• [Records for this exercise]:
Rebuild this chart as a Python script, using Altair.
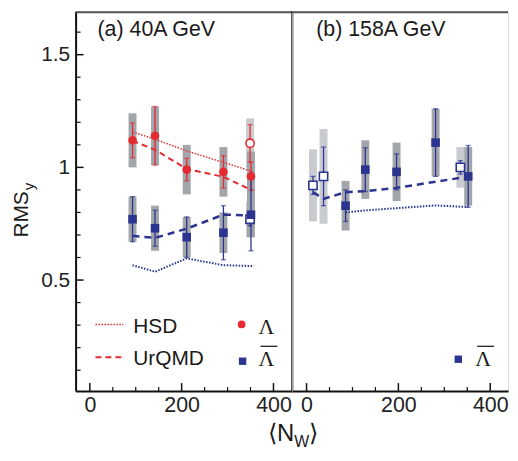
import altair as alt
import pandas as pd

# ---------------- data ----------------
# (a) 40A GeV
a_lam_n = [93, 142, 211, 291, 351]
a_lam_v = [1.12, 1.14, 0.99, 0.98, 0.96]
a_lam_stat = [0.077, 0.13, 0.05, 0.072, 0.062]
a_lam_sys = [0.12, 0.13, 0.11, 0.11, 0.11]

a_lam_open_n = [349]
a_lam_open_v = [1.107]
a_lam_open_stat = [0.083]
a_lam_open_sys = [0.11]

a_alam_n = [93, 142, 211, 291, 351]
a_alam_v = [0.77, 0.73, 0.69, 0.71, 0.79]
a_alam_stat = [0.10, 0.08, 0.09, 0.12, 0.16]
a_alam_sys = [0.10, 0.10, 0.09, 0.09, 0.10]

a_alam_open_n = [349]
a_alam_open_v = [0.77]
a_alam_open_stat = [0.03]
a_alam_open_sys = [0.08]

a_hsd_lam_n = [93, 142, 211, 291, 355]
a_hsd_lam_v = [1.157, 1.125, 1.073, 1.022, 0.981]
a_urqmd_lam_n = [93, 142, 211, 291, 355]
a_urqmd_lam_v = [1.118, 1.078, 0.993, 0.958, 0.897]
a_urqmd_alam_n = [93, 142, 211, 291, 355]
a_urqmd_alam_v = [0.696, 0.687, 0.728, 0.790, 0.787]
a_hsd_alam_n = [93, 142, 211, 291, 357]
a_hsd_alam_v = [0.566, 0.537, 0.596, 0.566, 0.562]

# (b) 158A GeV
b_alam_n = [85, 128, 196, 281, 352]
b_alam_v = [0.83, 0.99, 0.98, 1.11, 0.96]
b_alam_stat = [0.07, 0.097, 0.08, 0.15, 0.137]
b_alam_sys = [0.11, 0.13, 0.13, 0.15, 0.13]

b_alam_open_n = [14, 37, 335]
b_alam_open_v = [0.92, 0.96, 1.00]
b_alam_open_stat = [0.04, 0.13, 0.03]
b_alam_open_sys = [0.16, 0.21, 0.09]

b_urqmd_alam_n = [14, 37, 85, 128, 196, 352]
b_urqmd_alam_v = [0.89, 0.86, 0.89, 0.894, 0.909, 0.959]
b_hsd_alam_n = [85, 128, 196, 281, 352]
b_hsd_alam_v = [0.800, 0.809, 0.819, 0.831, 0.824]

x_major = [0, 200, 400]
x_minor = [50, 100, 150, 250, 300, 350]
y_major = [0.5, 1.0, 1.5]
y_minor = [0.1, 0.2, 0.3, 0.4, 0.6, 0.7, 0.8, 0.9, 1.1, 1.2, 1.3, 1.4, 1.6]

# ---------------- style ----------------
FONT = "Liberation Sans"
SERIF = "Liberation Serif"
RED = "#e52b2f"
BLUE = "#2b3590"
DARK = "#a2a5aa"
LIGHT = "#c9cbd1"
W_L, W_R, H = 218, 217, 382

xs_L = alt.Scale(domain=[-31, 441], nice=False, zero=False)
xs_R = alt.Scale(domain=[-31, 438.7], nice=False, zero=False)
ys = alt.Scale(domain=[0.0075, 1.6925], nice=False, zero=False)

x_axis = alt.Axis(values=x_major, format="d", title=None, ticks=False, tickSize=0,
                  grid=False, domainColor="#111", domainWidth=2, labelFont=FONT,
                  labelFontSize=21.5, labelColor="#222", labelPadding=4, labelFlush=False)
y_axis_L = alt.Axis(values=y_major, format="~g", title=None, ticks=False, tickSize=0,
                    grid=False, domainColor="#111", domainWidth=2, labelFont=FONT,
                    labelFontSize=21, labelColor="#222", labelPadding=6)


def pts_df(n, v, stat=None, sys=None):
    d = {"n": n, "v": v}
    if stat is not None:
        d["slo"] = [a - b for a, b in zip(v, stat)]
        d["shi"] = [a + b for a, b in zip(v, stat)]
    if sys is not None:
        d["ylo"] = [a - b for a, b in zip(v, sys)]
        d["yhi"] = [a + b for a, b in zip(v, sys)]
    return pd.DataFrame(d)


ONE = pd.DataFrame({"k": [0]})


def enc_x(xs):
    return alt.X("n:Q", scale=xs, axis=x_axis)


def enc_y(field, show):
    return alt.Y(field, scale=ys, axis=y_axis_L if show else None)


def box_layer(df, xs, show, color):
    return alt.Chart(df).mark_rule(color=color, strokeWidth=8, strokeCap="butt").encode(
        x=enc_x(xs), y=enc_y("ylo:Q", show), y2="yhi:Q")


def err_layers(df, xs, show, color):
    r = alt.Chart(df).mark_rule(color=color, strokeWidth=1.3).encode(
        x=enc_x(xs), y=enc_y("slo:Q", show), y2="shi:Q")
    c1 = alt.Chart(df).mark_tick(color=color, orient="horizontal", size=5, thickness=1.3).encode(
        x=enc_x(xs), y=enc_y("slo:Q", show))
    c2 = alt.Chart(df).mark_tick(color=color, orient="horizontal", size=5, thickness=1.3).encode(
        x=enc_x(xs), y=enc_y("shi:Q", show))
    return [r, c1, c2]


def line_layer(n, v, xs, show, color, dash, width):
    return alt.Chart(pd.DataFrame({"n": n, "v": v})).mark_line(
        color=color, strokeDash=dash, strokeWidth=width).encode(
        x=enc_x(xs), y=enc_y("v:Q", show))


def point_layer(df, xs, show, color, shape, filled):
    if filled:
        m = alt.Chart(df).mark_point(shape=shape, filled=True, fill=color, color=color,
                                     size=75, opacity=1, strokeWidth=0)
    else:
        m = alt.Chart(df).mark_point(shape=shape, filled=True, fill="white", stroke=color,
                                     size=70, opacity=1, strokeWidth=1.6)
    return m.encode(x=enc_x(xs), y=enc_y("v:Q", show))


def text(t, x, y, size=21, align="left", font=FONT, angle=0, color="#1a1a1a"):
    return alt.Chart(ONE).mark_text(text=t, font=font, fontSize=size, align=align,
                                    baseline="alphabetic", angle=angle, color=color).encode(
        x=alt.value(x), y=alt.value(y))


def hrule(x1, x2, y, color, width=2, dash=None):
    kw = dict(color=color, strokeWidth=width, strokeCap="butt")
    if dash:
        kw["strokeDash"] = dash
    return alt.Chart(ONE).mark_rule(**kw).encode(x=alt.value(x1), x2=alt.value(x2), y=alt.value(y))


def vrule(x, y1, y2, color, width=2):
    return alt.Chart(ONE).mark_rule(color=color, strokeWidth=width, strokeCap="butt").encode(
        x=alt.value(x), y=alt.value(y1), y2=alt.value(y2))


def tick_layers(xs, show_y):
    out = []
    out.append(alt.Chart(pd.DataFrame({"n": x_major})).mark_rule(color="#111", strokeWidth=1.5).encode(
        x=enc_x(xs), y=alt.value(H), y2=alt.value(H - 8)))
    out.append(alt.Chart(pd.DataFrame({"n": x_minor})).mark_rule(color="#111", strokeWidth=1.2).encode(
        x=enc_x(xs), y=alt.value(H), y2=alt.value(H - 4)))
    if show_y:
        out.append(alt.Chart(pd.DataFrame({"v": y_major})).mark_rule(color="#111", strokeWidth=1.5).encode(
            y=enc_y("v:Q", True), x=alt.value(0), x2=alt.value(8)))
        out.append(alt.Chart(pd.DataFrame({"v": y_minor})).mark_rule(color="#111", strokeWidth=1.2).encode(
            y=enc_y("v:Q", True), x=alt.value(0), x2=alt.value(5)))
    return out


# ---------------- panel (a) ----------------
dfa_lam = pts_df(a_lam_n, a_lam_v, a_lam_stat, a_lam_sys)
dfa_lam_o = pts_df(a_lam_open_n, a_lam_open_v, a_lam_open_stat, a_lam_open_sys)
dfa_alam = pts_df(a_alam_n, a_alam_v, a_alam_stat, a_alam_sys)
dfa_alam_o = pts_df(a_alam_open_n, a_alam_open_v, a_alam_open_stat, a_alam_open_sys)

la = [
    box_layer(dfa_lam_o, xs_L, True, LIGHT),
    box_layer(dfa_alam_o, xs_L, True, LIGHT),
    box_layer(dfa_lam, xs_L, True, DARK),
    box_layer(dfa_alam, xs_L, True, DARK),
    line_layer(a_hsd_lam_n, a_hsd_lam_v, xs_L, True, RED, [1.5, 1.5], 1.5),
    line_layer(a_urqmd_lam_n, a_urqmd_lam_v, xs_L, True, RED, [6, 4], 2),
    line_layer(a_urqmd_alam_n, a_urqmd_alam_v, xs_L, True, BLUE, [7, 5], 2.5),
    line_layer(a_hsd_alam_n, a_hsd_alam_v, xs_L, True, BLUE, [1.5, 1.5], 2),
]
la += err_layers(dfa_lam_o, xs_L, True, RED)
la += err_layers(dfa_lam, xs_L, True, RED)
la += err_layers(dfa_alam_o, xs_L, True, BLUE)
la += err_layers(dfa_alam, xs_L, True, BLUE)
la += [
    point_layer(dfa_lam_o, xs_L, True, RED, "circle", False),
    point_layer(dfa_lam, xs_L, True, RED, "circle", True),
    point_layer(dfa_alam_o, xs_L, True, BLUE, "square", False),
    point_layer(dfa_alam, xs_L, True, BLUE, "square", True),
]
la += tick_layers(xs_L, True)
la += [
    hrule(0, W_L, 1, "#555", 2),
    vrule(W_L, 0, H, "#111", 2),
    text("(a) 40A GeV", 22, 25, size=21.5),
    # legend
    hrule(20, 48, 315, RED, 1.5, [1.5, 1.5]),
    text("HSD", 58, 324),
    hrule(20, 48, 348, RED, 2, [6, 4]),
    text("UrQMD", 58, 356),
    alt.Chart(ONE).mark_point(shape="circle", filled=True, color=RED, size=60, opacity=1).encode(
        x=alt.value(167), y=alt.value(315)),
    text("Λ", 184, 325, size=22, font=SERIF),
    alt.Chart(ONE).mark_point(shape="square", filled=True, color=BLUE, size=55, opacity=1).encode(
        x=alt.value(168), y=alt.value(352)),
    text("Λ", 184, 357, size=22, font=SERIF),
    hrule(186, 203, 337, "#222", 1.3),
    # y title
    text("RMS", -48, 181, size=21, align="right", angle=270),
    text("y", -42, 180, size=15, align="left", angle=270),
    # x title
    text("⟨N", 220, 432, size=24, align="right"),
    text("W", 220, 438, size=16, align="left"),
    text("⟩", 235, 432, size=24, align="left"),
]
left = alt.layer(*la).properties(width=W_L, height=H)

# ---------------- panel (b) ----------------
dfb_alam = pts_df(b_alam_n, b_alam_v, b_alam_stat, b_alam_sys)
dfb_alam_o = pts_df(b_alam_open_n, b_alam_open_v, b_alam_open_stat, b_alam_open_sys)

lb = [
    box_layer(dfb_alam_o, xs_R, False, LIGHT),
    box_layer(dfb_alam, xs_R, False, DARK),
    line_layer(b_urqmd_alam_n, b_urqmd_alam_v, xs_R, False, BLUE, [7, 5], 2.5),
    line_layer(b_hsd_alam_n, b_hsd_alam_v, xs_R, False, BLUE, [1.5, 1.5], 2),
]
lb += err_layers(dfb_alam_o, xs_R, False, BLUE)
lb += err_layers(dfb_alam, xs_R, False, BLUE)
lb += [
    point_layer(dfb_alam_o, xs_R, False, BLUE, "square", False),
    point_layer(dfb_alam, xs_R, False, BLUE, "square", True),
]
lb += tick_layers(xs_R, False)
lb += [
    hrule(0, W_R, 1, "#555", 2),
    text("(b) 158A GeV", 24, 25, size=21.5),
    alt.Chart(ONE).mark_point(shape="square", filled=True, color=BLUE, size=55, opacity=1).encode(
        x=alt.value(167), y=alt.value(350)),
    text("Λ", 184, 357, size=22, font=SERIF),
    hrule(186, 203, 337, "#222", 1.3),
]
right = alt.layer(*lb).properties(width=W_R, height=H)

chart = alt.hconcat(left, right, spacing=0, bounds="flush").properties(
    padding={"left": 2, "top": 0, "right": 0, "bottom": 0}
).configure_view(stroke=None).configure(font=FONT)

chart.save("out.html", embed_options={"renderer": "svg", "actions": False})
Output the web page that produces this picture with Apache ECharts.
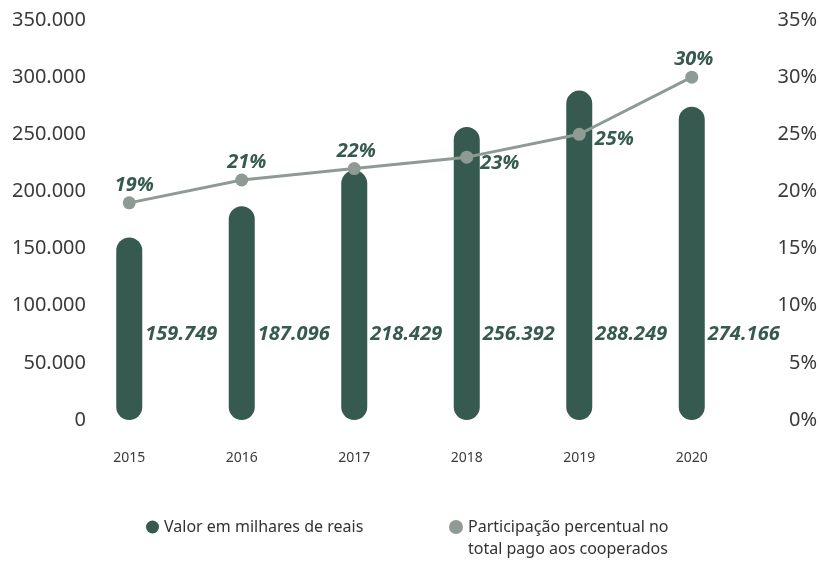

• [Task details]:
All lines from the start of the entries through the one with "ys = alt.Scale(domain=[0.0075, 1.6925], nice=False, zero=False)" are to be output exactly; omit the pictures.

• [Written reply]:
Rebuild this chart as a Python script, using Altair.
import altair as alt
import pandas as pd

# ---------------- data ----------------
# (a) 40A GeV
a_lam_n = [93, 142, 211, 291, 351]
a_lam_v = [1.12, 1.14, 0.99, 0.98, 0.96]
a_lam_stat = [0.077, 0.13, 0.05, 0.072, 0.062]
a_lam_sys = [0.12, 0.13, 0.11, 0.11, 0.11]

a_lam_open_n = [349]
a_lam_open_v = [1.107]
a_lam_open_stat = [0.083]
a_lam_open_sys = [0.11]

a_alam_n = [93, 142, 211, 291, 351]
a_alam_v = [0.77, 0.73, 0.69, 0.71, 0.79]
a_alam_stat = [0.10, 0.08, 0.09, 0.12, 0.16]
a_alam_sys = [0.10, 0.10, 0.09, 0.09, 0.10]

a_alam_open_n = [349]
a_alam_open_v = [0.77]
a_alam_open_stat = [0.03]
a_alam_open_sys = [0.08]

a_hsd_lam_n = [93, 142, 211, 291, 355]
a_hsd_lam_v = [1.157, 1.125, 1.073, 1.022, 0.981]
a_urqmd_lam_n = [93, 142, 211, 291, 355]
a_urqmd_lam_v = [1.118, 1.078, 0.993, 0.958, 0.897]
a_urqmd_alam_n = [93, 142, 211, 291, 355]
a_urqmd_alam_v = [0.696, 0.687, 0.728, 0.790, 0.787]
a_hsd_alam_n = [93, 142, 211, 291, 357]
a_hsd_alam_v = [0.566, 0.537, 0.596, 0.566, 0.562]

# (b) 158A GeV
b_alam_n = [85, 128, 196, 281, 352]
b_alam_v = [0.83, 0.99, 0.98, 1.11, 0.96]
b_alam_stat = [0.07, 0.097, 0.08, 0.15, 0.137]
b_alam_sys = [0.11, 0.13, 0.13, 0.15, 0.13]

b_alam_open_n = [14, 37, 335]
b_alam_open_v = [0.92, 0.96, 1.00]
b_alam_open_stat = [0.04, 0.13, 0.03]
b_alam_open_sys = [0.16, 0.21, 0.09]

b_urqmd_alam_n = [14, 37, 85, 128, 196, 352]
b_urqmd_alam_v = [0.89, 0.86, 0.89, 0.894, 0.909, 0.959]
b_hsd_alam_n = [85, 128, 196, 281, 352]
b_hsd_alam_v = [0.800, 0.809, 0.819, 0.831, 0.824]

x_major = [0, 200, 400]
x_minor = [50, 100, 150, 250, 300, 350]
y_major = [0.5, 1.0, 1.5]
y_minor = [0.1, 0.2, 0.3, 0.4, 0.6, 0.7, 0.8, 0.9, 1.1, 1.2, 1.3, 1.4, 1.6]

# ---------------- style ----------------
FONT = "Liberation Sans"
SERIF = "Liberation Serif"
RED = "#e52b2f"
BLUE = "#2b3590"
DARK = "#a2a5aa"
LIGHT = "#c9cbd1"
W_L, W_R, H = 218, 217, 382

xs_L = alt.Scale(domain=[-31, 441], nice=False, zero=False)
xs_R = alt.Scale(domain=[-31, 438.7], nice=False, zero=False)
ys = alt.Scale(domain=[0.0075, 1.6925], nice=False, zero=False)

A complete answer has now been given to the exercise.